- Owner/Loaner: ENTS
- Make/Model: Craftex B2227L
- Usability: Works
- Contact: Raphael B.
- Where: Metalworking bay (Garage)
- Certification Needed: Yes
- Hackable: No
- Estimated Value: $1300
Motor: 3/4 HP, 110V, 8.8 Amps
Twin Belt Drives to 6 Speed (115 - 1626 RPM) Gearbox
18" Between Centers
Swing Over Bed: 10"
Swing Over Cross Slide: 5"
1" Spindle Bore
MT4 Spindle Taper
Number of Inch Threads: 20
Inch Thread: 8 - 56 TPI
Number of Metric Threads: 9
Metric Thread: 0.5 - 3.0 mm
Lead Screw: 7 TPI
Longitudinal Feed: 0.0025" - 0.005" per revolution
Tail Stock: MT2, 2" quill travel
Cross Slide: 4-1/2" Travel
Maximum Tool Size: 9/16"
Compound: 1" Travel
Max. Longitudinal Travel of Tool Slide: 2.75"
3-jaw self-centering chuck
Right hand / Left hand / Center indexable carbide turning tools
Boring bar, indexable carbide
Parting blade, 3/32" x 1/2" HSS
Tailstock drill chuck, 1/2" capacity
MT2 dead center for tailstock
MT4 dead center for spindle
Center drills #3, #4, #5
Fractional drills 1/16"-1/2" by 64ths, Numbered drills #1-60
Quick-change tool post
4-jaw independent chuck with adapter
Letter drills A-Z
Spindle speed: Be mindful of what spindle speed the gearbox is set to. Different diameters and materials require different spindle speeds. Consult your Machinist's Handbook, the internet, or the handy (but woefully incomplete) chart on the wall behind the lathe for appropriate spindle speeds. For example, brass and aluminum can be turned much faster than steel or cast iron.
1. NEVER leave the key in the chuck. Never. Not even for one second. Never never never.
2. Do not pick up chips unless you are absolutely 100% certain they have cooled. Once they have cooled, let them cool some more. Even then, it is better to simply push them off with a brush or pick up the long stringy ones with a pair of pliers. Further, this should never be done with the machine running; long chips could snag on the part or chuck and start whipping around.
3. Parts should never protrude from the chuck jaws more than 3 times the diameter of the part without being supported by a dead or live center in the tailstock, or a steady rest (that we do not have yet). Parts shorter than their diameter should ideally be at least halfway in the chuck.
4. Disengage the feedscrew transmission when not using it.

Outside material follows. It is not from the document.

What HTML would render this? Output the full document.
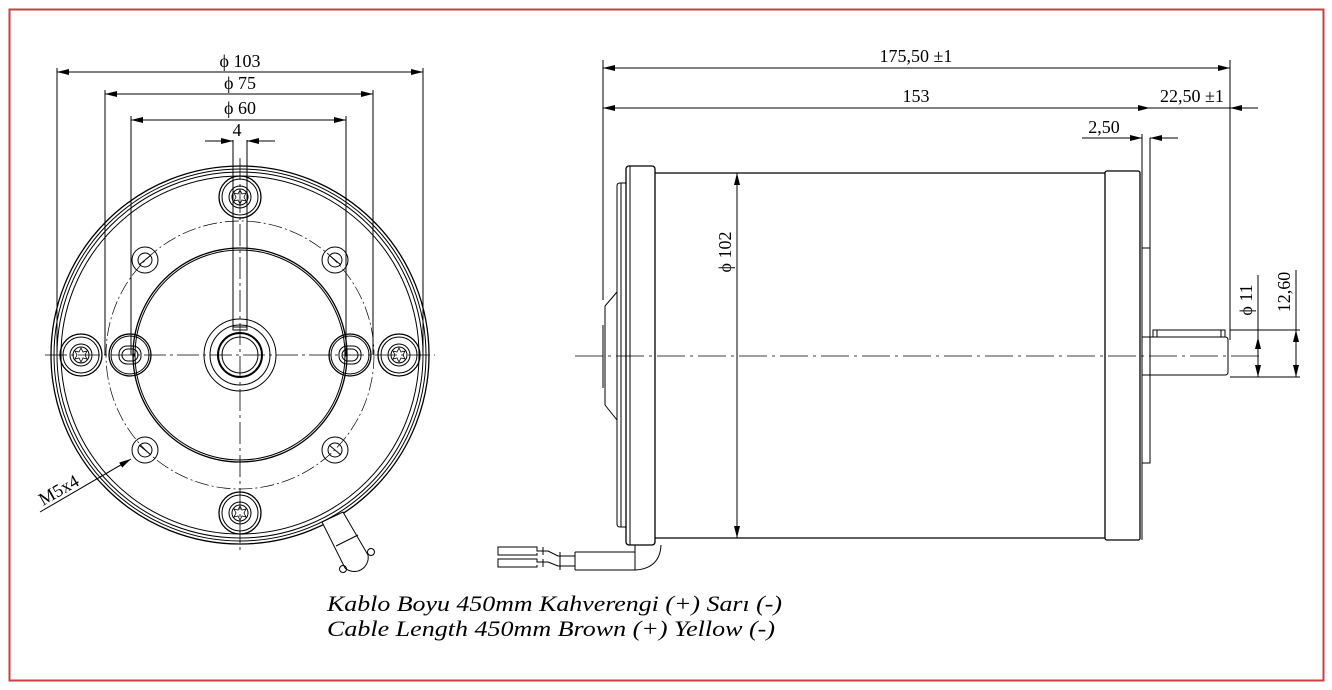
<!DOCTYPE html>
<html><head><meta charset="utf-8"><style>
html,body{margin:0;padding:0;background:#fff;}
svg{display:block;}
text{font-family:"Liberation Serif","Times New Roman",serif;fill:#000;}
</style></head><body>
<svg width="1332" height="690" viewBox="0 0 1332 690" xmlns="http://www.w3.org/2000/svg">
<defs>
<marker id="a" viewBox="0 0 12 6" refX="12" refY="3" markerWidth="12" markerHeight="6" orient="auto-start-reverse" markerUnits="userSpaceOnUse"><path d="M0,0 L12,3 L0,6 z" fill="#000"/></marker>
<g id="tx" fill="none" stroke="#000" stroke-width="1">
<circle r="21" stroke-width="1.3"/><circle r="18"/><circle r="11"/><circle r="8"/>
<path d="M0,-7 L2,-3 L6,-4 L4,0 L6,4 L2,3 L0,7 L-2,3 L-6,4 L-4,0 L-6,-4 L-2,-3 Z" stroke-width="0.8"/>
</g>
</defs>
<rect x="9.5" y="9.5" width="1314" height="671" fill="none" stroke="#c84040" stroke-width="2"/>
<g fill="none" stroke="#000" stroke-width="1">
<!-- LEFT VIEW -->
<line x1="45" y1="355" x2="435" y2="355" stroke-dasharray="22,4,3,4" stroke-width="0.8"/>
<line x1="240" y1="158" x2="240" y2="552" stroke-dasharray="22,4,3,4" stroke-width="0.8"/>
<circle cx="240" cy="355" r="189" stroke-width="1.3"/>
<circle cx="240" cy="355" r="186"/>
<circle cx="240" cy="355" r="183"/>
<circle cx="240" cy="355" r="179"/>
<circle cx="240" cy="355" r="134" stroke-dasharray="14,3,2,3" stroke-width="0.7"/>
<circle cx="240" cy="355" r="107" stroke-width="1.3"/>
<circle cx="240" cy="355" r="105"/>
<circle cx="240" cy="355" r="36"/><circle cx="240" cy="355" r="30"/>
<circle cx="240" cy="355" r="22" stroke-width="2"/><circle cx="240" cy="355" r="18"/>
<path d="M233,140 V330 H247 V140"/>
<line x1="233" y1="327" x2="247" y2="327"/>
<use href="#tx" x="240" y="197"/><use href="#tx" x="240" y="513"/>
<use href="#tx" x="81" y="355"/><use href="#tx" x="399" y="355"/>
<g transform="translate(130,355)"><circle r="21" stroke-width="1.3"/><circle r="19"/><rect x="-11" y="-9" width="22" height="18" rx="8"/><rect x="-8" y="-6" width="16" height="12" rx="6"/><circle cx="4" r="1" fill="#000"/></g>
<g transform="translate(350,355)"><circle r="21" stroke-width="1.3"/><circle r="19"/><rect x="-11" y="-9" width="22" height="18" rx="8"/><rect x="-8" y="-6" width="16" height="12" rx="6"/><circle cx="-4" r="1" fill="#000"/></g>
<g transform="translate(145,260)"><circle r="13"/><circle r="7"/><line x1="-6" y1="5" x2="6" y2="-5"/></g>
<g transform="translate(335,260)"><circle r="13"/><circle r="7"/><line x1="-6" y1="-5" x2="6" y2="5"/></g>
<g transform="translate(145,450)"><circle r="13"/><circle r="7"/><line x1="-6" y1="-5" x2="6" y2="5"/></g>
<g transform="translate(335,450)"><circle r="13"/><circle r="7"/><line x1="-6" y1="-5" x2="6" y2="5"/></g>
<path d="M322,522 L343,512 L368,555 A14,14 0 0 1 345,568 Z" fill="#fff"/>
<line x1="336" y1="546" x2="358" y2="535"/>
<circle cx="343" cy="569" r="3.5"/><circle cx="371" cy="552" r="3.5"/>
<line x1="57" y1="68" x2="57" y2="355"/><line x1="423" y1="68" x2="423" y2="355"/>
<line x1="57" y1="72" x2="423" y2="72" marker-start="url(#a)" marker-end="url(#a)"/>
<line x1="105" y1="90" x2="105" y2="355"/><line x1="373" y1="90" x2="373" y2="355"/>
<line x1="105" y1="94" x2="373" y2="94" marker-start="url(#a)" marker-end="url(#a)"/>
<line x1="131" y1="116" x2="131" y2="355"/><line x1="346" y1="116" x2="346" y2="355"/>
<line x1="131" y1="120" x2="346" y2="120" marker-start="url(#a)" marker-end="url(#a)"/>
<line x1="205" y1="141" x2="233" y2="141" marker-end="url(#a)"/>
<line x1="275" y1="141" x2="247" y2="141" marker-end="url(#a)"/>
<line x1="40" y1="512" x2="131" y2="459" marker-end="url(#a)"/>

<!-- RIGHT VIEW -->
<line x1="575" y1="356" x2="1262" y2="356" stroke-dasharray="28,5,3,5" stroke-width="0.8"/>
<rect x="626" y="166" width="29" height="379" rx="3" stroke-width="1.3"/>
<line x1="630" y1="166" x2="630" y2="545"/>
<path d="M626,183 H620 Q617,183 617,186 V524 Q617,527 620,527 H626"/>
<line x1="621" y1="183" x2="621" y2="527"/>
<path d="M617,292 L605,306 V405 L617,420"/>
<line x1="603" y1="325" x2="603" y2="388"/><line x1="603" y1="60" x2="603" y2="300"/>
<line x1="655" y1="173" x2="1105" y2="173" stroke-width="1.3"/>
<line x1="655" y1="538" x2="1105" y2="538" stroke-width="1.3"/>
<rect x="1105" y="171" width="35" height="369" rx="2" stroke-width="1.3"/>
<line x1="1142" y1="171" x2="1142" y2="540"/>
<rect x="1142" y="248" width="8" height="215"/>
<line x1="1150" y1="138" x2="1150" y2="248"/><line x1="1142" y1="134" x2="1142" y2="171"/>
<rect x="1142" y="337" width="8" height="38"/>
<path d="M1150,337 H1225 Q1228,337 1228,340 V372 Q1228,375 1225,375 H1150"/>
<rect x="1153" y="330" width="72" height="7"/>
<line x1="1157" y1="330" x2="1157" y2="337"/><line x1="1221" y1="330" x2="1221" y2="337"/>
<path d="M635,545 V570 M635,570 H636 Q660,568 661,545"/>
<path d="M575,552 H635 M575,570 H635"/>
<line x1="575" y1="552" x2="575" y2="570"/>
<path d="M575,556 H558 L548,551 H537 V547 H498 V555 H537 V553"/>
<path d="M575,566 H558 L548,562 H537 V559 H498 V567 H537 V565"/>
<line x1="543" y1="547" x2="543" y2="555"/><line x1="543" y1="559" x2="543" y2="567"/>
<line x1="560" y1="552" x2="560" y2="570"/>
<line x1="1230" y1="60" x2="1230" y2="340"/>
<line x1="603" y1="68" x2="1230" y2="68" marker-start="url(#a)" marker-end="url(#a)"/>
<line x1="603" y1="108" x2="1150" y2="108" marker-start="url(#a)" marker-end="url(#a)"/>
<line x1="1150" y1="108" x2="1230" y2="108"/>
<line x1="1258" y1="108" x2="1230" y2="108" marker-end="url(#a)"/>
<line x1="1082" y1="138" x2="1142" y2="138" marker-end="url(#a)"/>
<line x1="1178" y1="138" x2="1150" y2="138" marker-end="url(#a)"/>
<line x1="737" y1="173" x2="737" y2="538" marker-start="url(#a)" marker-end="url(#a)"/>
<line x1="1230" y1="330" x2="1300" y2="330"/><line x1="1230" y1="377" x2="1300" y2="377"/>
<line x1="1258" y1="275" x2="1258" y2="337"/>
<line x1="1258" y1="337" x2="1258" y2="377" marker-start="url(#a)" marker-end="url(#a)"/>
<line x1="1296" y1="270" x2="1296" y2="330"/>
<line x1="1296" y1="330" x2="1296" y2="377" marker-start="url(#a)" marker-end="url(#a)"/>
</g>
<g font-size="18" font-family="Liberation Serif, serif">
<text x="240" y="67" text-anchor="middle">ϕ 103</text>
<text x="240" y="89" text-anchor="middle">ϕ 75</text>
<text x="240" y="114" text-anchor="middle">ϕ 60</text>
<text x="237" y="136" text-anchor="middle">4</text>
<text transform="translate(43,506) rotate(-30)">M5x4</text>
<text x="916" y="62" text-anchor="middle">175,50 ±1</text>
<text x="916" y="102" text-anchor="middle">153</text>
<text x="1192" y="102" text-anchor="middle">22,50 ±1</text>
<text x="1104" y="133" text-anchor="middle">2,50</text>
<text transform="translate(731,252) rotate(-90)" text-anchor="middle">ϕ 102</text>
<text transform="translate(1252,300) rotate(-90)" text-anchor="middle">ϕ 11</text>
<text transform="translate(1290,292) rotate(-90)" text-anchor="middle">12,60</text>
</g>
<g font-size="22" font-style="italic" font-family="Liberation Serif, serif">
<text x="327" y="611" textLength="455" lengthAdjust="spacingAndGlyphs">Kablo Boyu 450mm Kahverengi (+) Sarı (-)</text>
<text x="327" y="636" textLength="448" lengthAdjust="spacingAndGlyphs">Cable Length 450mm Brown (+) Yellow (-)</text>
</g>
</svg>
</body></html>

5. Long, thin parts that extend out the back of the headstock should be sheathed inside a very loose-fitting fixed tube to prevent them from whipping around and bending over, essentially becoming a weedwhacker on steroids.

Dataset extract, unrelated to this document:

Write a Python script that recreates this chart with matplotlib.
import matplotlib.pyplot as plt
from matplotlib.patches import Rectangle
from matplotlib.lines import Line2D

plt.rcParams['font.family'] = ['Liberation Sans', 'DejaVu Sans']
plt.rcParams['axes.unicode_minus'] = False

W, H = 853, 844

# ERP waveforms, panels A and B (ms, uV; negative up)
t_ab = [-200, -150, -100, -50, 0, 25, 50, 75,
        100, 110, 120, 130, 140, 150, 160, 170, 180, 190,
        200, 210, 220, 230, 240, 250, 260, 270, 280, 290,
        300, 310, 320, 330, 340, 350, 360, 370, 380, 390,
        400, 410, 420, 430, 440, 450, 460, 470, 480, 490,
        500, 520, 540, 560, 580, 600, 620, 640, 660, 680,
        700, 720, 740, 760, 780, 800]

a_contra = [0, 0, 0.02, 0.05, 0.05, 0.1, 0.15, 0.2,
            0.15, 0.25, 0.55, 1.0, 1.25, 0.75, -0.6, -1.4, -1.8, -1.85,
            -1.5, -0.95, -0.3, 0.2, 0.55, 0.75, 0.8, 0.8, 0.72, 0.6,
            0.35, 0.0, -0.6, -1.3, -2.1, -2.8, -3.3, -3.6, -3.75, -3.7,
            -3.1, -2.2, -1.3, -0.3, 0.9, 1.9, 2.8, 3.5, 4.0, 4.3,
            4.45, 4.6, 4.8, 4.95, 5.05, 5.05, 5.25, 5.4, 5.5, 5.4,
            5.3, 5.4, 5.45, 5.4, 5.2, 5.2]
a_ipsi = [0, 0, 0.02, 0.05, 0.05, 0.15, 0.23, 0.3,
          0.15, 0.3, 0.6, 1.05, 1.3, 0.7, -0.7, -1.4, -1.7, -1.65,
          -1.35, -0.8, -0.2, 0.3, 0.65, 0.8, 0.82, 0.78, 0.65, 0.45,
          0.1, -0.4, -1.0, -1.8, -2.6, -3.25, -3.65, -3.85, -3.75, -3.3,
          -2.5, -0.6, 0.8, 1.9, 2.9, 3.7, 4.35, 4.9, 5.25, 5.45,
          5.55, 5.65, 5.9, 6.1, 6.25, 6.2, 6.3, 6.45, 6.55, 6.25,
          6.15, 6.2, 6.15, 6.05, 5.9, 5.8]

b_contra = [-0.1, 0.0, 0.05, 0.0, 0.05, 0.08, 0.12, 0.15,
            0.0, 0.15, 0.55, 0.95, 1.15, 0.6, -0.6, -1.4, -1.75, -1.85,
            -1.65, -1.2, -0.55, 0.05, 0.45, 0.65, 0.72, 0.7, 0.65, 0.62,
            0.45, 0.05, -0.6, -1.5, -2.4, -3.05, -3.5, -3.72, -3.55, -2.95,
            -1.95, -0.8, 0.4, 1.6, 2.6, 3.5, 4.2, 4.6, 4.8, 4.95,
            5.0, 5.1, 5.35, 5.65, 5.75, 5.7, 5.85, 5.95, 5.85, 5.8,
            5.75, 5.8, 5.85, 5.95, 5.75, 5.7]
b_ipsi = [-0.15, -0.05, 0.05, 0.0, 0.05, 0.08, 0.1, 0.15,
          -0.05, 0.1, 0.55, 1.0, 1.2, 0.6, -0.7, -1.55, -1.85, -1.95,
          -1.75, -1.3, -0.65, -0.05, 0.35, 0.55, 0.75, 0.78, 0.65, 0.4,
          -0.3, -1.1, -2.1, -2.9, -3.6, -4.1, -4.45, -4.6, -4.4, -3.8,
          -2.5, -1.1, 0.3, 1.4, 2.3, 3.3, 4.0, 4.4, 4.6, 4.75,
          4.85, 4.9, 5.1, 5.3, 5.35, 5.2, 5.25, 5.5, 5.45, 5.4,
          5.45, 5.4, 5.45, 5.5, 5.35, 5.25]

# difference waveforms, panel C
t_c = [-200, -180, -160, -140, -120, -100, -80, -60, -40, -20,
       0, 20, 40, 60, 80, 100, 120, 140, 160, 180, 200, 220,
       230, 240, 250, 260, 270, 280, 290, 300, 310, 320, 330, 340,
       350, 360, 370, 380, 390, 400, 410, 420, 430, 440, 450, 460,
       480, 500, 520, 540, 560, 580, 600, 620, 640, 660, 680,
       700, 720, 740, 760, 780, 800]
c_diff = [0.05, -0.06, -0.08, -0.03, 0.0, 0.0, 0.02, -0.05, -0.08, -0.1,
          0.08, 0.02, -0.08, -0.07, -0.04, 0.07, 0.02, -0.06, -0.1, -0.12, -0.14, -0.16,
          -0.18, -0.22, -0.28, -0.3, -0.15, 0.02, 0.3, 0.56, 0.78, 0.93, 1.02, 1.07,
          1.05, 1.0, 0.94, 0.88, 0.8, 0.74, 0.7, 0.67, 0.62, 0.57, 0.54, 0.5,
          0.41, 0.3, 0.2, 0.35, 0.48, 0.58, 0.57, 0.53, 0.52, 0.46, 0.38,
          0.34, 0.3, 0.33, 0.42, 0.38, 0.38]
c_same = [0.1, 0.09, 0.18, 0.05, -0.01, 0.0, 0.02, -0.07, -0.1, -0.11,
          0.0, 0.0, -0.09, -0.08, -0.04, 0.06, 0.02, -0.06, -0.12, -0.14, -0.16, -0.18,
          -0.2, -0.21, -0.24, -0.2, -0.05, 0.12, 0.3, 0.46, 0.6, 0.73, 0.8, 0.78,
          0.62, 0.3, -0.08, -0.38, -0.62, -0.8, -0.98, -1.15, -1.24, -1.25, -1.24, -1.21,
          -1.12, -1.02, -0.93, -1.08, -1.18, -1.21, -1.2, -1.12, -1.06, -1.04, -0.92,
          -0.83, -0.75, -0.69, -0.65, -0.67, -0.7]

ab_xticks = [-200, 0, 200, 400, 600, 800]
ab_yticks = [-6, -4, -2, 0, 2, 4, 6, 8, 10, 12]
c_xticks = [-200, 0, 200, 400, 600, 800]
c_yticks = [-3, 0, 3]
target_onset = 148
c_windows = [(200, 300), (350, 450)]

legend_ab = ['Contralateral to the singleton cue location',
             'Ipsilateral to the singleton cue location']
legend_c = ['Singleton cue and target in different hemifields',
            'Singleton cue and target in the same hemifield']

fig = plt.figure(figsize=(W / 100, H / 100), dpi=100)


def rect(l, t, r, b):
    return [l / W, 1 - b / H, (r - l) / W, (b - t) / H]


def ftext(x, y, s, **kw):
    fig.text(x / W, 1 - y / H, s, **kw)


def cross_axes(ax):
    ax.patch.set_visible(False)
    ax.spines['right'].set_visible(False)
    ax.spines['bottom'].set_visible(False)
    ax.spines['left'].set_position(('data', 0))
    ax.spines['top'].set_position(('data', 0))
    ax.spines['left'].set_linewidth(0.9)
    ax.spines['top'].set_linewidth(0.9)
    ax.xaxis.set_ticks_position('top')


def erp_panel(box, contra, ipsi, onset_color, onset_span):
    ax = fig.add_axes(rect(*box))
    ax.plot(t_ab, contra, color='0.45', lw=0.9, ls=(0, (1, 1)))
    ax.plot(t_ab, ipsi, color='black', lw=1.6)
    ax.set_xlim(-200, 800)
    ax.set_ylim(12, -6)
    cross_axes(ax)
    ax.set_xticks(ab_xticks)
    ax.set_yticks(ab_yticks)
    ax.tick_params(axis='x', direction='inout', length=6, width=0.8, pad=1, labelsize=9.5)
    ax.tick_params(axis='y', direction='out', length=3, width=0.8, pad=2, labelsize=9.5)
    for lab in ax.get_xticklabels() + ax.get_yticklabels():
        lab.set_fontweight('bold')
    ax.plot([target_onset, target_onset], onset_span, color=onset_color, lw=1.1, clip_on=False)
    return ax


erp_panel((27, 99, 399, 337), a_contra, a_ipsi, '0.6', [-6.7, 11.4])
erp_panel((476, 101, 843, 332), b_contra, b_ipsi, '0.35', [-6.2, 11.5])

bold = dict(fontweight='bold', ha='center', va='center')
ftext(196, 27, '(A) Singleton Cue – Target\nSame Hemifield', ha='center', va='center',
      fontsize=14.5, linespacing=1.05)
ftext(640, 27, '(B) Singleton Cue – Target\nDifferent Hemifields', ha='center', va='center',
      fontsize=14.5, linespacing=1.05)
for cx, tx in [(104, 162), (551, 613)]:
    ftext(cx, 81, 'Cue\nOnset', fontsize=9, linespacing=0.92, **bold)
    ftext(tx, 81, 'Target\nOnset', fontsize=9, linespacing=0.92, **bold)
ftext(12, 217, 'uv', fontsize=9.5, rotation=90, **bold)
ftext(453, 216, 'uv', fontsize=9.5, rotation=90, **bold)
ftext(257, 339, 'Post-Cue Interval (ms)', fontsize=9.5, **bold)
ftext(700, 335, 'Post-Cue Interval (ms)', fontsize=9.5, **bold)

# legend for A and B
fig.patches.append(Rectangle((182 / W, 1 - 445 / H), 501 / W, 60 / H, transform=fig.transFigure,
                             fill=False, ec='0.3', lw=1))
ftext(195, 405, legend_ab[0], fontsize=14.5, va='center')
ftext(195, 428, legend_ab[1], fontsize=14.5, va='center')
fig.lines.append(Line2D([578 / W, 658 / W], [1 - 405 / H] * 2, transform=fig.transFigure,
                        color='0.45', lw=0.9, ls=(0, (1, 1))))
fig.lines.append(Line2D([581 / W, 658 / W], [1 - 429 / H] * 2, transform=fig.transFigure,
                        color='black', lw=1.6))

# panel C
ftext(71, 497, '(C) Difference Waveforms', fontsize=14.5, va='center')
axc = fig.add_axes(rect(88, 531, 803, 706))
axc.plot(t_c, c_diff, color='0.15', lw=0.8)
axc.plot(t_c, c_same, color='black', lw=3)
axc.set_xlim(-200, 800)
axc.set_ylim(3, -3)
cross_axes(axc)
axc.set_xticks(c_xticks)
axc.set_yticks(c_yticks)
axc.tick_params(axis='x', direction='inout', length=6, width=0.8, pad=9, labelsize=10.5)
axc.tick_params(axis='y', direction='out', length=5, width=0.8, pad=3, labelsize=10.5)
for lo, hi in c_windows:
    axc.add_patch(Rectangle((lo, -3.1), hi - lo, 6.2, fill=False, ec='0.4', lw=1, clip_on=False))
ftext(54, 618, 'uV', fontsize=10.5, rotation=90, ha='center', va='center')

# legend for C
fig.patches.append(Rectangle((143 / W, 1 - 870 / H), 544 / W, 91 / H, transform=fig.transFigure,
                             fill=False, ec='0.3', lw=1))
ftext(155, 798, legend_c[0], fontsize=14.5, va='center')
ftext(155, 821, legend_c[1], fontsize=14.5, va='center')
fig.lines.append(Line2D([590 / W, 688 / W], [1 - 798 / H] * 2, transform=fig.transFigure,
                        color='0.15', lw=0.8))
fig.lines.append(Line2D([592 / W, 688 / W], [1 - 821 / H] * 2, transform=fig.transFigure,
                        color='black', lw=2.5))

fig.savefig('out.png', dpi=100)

6. Regularly check that the chuck is firmly affixed to the spindle nose. There is a short allen key in the lathe tool box that will fit between the spindle nose and gearbox.
7a. When polishing with abrasive paper/strips, never let it wrap more than halfway around the part. It can snag on itself and pull your fingers into the part.
7b. If polishing the inside diameter, never never never insert your finger in the hole. Wrap the abrasive around a small wood or plastic dowel that is significantly smaller than the ID of the hole.
8. Verify the chuck speed is appropriate for the diameter and material you are working on.
9. No long hair! NO LONG HAIR! Not even a ponytail is acceptable. If you have long hair, put it up under a hat or in a bun or something. Tying it back is NOT acceptable. We would rather see you looking silly than looking dead. If you don't believe me, do a google image search for "lathe accident" and you will see why. No loose long sleeve shirts, no dangling drawstrings on hooded sweaters, no loose jewelry, no headphones. If you are observed with any of these while operating this machinery, you will be asked to stop immediately.
10. Safety glasses are always a very good idea, however, if they fog up and obstruct your vision, stop what you are doing and get a different pair. It's still extremely dangerous not being able to see, even if your eyes are protected.
The quill in the tailstock is not captive. If you crank the feed too much, it WILL disengage from the feedscrew, possibly screwing up your work. Be cautious of this. If you can see the keyway machined in the top of the quill, it's starting to extend too far. Stop your work, retract the quill, and reposition the tailstock closer to the work. This is a design flaw, not a failure of the equipment. We will (eventually) take steps to ensure the quill is captive, probably by machining a groove in the bottom of the quill and adding a set screw, as is standard on many lathes.
Add a chip pan below the lathe to catch aluminum (and only aluminum, do not cross-contaminate!) for recovery and recycling in the foundry.